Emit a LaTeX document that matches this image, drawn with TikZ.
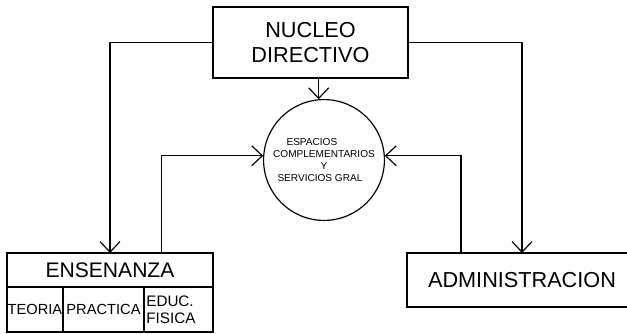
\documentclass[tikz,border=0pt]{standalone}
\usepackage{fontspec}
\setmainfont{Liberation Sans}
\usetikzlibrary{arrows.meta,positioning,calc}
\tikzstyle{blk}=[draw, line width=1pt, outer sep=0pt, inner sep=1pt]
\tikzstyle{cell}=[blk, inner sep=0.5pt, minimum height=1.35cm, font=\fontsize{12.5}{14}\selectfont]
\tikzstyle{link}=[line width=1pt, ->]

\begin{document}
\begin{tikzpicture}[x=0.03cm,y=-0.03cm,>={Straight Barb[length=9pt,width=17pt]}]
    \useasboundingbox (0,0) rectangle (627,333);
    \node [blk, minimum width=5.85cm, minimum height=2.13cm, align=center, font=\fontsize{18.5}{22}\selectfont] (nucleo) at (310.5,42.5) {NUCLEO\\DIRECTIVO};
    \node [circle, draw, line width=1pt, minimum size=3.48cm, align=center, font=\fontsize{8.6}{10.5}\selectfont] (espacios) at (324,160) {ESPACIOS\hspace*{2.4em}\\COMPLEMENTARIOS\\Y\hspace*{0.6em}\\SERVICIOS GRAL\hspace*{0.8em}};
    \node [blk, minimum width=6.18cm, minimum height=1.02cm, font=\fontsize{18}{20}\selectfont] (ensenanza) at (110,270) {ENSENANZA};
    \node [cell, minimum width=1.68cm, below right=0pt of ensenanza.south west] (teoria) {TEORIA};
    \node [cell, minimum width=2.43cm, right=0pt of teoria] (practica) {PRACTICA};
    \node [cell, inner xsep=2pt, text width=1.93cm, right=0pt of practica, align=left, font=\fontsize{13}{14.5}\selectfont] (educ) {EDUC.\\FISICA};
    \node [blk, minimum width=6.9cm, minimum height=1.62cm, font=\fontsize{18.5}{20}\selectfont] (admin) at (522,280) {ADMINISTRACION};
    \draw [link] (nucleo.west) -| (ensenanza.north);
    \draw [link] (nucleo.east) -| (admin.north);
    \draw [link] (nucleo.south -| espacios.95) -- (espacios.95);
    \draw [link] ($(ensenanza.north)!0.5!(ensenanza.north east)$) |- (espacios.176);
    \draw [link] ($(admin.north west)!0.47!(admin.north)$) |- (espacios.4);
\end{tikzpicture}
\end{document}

###

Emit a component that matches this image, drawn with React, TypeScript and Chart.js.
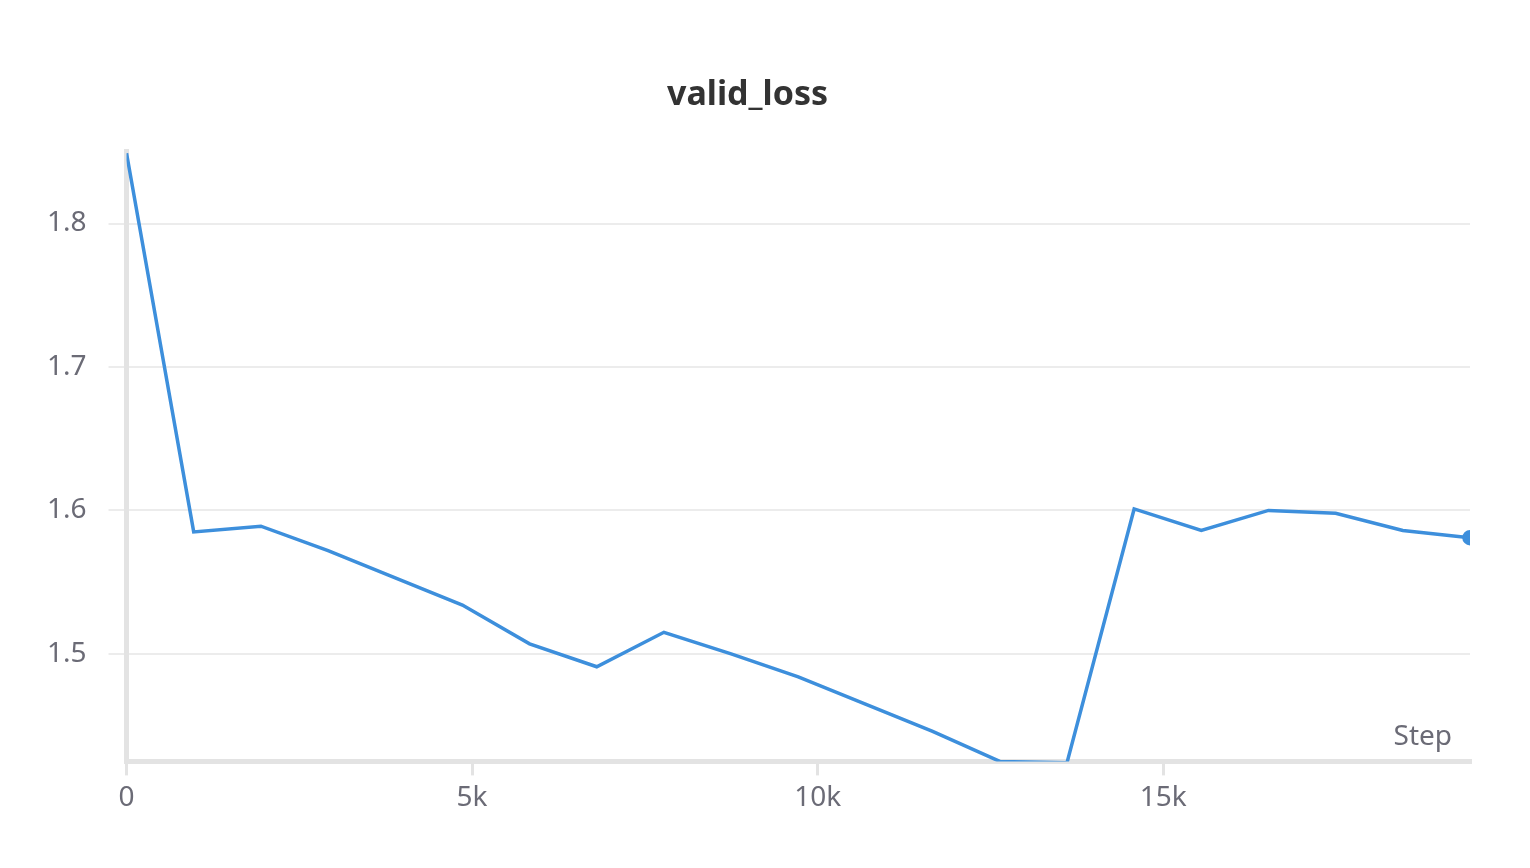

###

### Stated exercise:
Report every line in the data above in which the word "that" appears.

### Complete answer:
Emit a LaTeX document that matches this image, drawn with TikZ.
Emit a component that matches this image, drawn with React, TypeScript and Chart.js.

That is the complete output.